=== REQUIRED TASK ===
Retype only what runs from the first line of the listing to the line holding "const yTicks = [-8000, -4000, 0, 4000, 8000];", both included. Do not retype the pictures.

=== SUPPLIED DATA ===
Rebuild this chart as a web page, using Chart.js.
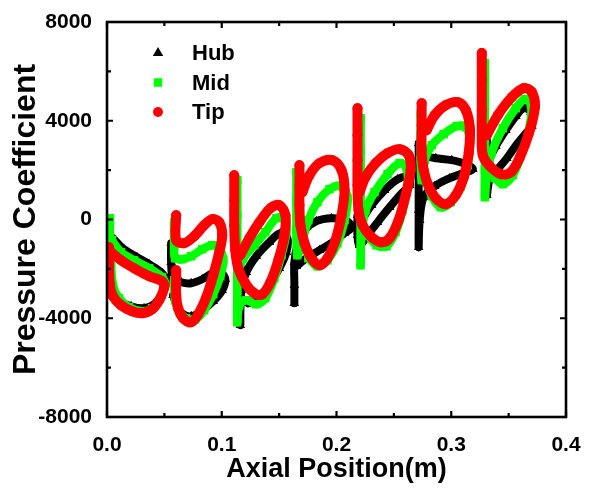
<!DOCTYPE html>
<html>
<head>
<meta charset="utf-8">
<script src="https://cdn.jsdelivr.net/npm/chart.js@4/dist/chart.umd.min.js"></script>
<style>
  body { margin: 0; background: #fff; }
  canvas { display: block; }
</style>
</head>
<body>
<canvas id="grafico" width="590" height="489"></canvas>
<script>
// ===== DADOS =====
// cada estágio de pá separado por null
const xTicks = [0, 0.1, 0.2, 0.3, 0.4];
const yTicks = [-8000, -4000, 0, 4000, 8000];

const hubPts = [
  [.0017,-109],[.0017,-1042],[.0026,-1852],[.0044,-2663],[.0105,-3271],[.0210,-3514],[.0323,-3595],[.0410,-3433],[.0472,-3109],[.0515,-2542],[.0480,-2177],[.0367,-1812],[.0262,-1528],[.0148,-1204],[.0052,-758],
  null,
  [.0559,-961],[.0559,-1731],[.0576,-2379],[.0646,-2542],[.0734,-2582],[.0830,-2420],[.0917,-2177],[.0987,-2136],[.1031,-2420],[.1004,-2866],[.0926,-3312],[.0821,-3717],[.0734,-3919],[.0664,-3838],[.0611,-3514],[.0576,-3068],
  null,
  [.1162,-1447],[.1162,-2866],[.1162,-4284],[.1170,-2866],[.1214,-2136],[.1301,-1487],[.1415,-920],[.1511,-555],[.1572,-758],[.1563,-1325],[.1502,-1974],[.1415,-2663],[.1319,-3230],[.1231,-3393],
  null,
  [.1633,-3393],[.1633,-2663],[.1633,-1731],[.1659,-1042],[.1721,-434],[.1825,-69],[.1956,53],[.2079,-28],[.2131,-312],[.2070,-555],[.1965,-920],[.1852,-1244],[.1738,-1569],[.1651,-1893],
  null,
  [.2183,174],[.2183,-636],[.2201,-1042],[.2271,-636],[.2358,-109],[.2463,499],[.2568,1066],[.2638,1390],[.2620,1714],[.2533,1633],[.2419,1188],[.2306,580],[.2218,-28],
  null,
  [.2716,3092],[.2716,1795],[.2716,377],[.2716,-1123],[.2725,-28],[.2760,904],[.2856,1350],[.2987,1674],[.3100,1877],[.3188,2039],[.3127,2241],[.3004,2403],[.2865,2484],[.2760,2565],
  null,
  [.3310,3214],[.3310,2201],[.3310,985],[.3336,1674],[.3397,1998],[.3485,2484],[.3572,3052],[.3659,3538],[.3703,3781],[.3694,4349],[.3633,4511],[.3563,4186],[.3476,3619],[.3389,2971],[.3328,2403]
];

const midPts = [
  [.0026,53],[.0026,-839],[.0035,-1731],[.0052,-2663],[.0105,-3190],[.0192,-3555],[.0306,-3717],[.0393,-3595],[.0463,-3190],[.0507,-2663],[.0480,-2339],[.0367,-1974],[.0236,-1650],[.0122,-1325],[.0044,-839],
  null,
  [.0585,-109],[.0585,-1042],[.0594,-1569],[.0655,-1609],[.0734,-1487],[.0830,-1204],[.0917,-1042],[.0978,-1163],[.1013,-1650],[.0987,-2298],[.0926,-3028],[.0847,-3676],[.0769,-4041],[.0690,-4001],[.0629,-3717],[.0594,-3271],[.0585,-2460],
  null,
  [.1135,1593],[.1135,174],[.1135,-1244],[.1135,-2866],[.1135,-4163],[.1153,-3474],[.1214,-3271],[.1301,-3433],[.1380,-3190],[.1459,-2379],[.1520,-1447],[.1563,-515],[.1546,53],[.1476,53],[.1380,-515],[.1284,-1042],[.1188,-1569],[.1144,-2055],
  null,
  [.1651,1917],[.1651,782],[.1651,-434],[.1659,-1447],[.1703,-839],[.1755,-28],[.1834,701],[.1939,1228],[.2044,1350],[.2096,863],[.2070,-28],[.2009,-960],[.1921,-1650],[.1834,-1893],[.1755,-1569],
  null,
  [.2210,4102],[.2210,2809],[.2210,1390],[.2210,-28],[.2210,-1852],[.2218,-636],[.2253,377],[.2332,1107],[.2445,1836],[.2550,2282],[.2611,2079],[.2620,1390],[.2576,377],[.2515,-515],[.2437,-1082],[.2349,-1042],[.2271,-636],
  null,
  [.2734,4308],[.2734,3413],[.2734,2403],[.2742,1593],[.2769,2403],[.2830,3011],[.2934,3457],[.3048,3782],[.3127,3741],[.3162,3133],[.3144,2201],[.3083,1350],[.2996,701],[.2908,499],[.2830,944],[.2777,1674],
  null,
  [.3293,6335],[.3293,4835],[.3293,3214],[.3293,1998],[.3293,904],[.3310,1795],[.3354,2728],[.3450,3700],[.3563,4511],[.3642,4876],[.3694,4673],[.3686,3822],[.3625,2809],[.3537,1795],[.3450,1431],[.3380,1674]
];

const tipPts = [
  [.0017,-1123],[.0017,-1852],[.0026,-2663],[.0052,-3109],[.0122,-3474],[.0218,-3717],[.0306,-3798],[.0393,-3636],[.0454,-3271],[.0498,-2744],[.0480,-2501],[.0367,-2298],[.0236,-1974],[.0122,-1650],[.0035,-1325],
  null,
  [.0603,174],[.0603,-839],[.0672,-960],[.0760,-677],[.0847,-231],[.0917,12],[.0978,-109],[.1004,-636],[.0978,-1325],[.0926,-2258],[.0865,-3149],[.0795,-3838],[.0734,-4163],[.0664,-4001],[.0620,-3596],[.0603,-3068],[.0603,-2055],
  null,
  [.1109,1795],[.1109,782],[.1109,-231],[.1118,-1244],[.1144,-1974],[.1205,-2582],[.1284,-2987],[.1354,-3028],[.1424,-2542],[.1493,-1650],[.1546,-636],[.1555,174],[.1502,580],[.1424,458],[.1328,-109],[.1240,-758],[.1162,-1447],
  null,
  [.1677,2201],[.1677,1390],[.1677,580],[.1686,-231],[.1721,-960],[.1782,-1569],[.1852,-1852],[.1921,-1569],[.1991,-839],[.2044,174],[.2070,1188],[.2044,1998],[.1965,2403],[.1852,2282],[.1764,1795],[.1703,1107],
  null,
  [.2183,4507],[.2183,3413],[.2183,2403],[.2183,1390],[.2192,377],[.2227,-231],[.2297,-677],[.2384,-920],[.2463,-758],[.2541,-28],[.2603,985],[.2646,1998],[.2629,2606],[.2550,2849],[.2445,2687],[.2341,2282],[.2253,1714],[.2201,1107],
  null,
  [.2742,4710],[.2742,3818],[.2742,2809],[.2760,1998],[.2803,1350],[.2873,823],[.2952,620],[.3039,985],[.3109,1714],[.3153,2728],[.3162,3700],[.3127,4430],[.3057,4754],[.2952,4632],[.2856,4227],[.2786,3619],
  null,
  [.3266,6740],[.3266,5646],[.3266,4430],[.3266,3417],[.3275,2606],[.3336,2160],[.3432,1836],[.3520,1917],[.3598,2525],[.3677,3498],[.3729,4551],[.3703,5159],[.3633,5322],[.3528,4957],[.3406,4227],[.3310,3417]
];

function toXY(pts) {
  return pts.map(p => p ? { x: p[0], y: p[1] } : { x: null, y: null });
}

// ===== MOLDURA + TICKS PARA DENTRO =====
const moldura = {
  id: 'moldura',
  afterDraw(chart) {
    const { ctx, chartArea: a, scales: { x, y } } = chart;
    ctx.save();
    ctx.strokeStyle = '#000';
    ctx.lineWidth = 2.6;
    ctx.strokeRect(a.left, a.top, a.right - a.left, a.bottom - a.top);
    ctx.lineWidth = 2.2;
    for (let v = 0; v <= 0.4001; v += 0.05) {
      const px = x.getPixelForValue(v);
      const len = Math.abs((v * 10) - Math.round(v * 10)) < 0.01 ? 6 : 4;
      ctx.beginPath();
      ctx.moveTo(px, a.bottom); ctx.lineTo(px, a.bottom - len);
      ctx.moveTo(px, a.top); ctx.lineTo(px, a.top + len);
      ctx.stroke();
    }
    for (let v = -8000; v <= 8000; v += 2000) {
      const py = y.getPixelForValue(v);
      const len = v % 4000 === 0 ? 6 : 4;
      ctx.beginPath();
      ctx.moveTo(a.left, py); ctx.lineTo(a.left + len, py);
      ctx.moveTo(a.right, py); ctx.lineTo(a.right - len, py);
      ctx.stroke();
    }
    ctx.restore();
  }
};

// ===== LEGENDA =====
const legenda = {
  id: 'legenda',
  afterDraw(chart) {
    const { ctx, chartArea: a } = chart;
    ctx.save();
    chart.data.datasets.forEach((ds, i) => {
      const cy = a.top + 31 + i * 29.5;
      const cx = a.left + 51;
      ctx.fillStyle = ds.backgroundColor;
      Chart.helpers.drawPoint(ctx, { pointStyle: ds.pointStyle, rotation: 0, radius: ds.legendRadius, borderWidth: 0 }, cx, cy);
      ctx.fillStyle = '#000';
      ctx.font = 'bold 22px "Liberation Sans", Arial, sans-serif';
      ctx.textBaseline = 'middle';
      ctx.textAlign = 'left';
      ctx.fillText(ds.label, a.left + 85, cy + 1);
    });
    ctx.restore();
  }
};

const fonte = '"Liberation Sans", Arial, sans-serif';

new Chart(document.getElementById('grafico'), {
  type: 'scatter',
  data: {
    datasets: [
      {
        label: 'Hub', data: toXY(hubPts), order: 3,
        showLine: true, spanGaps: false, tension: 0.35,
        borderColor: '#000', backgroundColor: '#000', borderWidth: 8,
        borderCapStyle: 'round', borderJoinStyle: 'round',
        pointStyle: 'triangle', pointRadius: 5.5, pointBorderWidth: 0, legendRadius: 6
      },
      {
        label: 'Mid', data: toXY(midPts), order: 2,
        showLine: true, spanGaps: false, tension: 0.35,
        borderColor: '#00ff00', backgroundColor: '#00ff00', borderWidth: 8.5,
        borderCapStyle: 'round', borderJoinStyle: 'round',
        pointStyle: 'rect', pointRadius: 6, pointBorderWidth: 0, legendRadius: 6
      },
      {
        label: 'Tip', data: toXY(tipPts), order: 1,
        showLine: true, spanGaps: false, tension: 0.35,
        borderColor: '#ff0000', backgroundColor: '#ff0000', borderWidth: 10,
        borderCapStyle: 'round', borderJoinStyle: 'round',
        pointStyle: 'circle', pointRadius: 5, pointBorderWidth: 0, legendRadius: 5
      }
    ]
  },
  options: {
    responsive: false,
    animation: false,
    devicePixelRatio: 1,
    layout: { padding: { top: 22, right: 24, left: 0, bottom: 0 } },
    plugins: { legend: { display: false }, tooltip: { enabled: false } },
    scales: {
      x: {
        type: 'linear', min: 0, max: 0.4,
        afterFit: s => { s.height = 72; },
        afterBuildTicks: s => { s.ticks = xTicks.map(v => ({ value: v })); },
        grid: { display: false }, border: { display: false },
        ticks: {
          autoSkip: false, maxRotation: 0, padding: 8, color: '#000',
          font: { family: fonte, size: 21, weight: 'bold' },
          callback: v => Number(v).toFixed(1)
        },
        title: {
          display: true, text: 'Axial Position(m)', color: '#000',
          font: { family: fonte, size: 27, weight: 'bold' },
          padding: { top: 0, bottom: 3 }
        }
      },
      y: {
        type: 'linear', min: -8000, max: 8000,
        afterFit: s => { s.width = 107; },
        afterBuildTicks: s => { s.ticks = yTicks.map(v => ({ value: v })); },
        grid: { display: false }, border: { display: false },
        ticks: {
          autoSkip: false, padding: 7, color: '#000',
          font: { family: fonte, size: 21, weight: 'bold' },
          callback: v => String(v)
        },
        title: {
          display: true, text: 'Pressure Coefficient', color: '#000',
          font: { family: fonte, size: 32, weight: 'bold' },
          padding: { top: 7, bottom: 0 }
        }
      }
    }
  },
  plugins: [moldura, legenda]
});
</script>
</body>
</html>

=== RESULT OF THIS TASK ===
Rebuild this chart as a web page, using Chart.js.
<!DOCTYPE html>
<html>
<head>
<meta charset="utf-8">
<script src="https://cdn.jsdelivr.net/npm/chart.js@4/dist/chart.umd.min.js"></script>
<style>
  body { margin: 0; background: #fff; }
  canvas { display: block; }
</style>
</head>
<body>
<canvas id="grafico" width="590" height="489"></canvas>
<script>
// ===== DADOS =====
// cada estágio de pá separado por null
const xTicks = [0, 0.1, 0.2, 0.3, 0.4];
const yTicks = [-8000, -4000, 0, 4000, 8000];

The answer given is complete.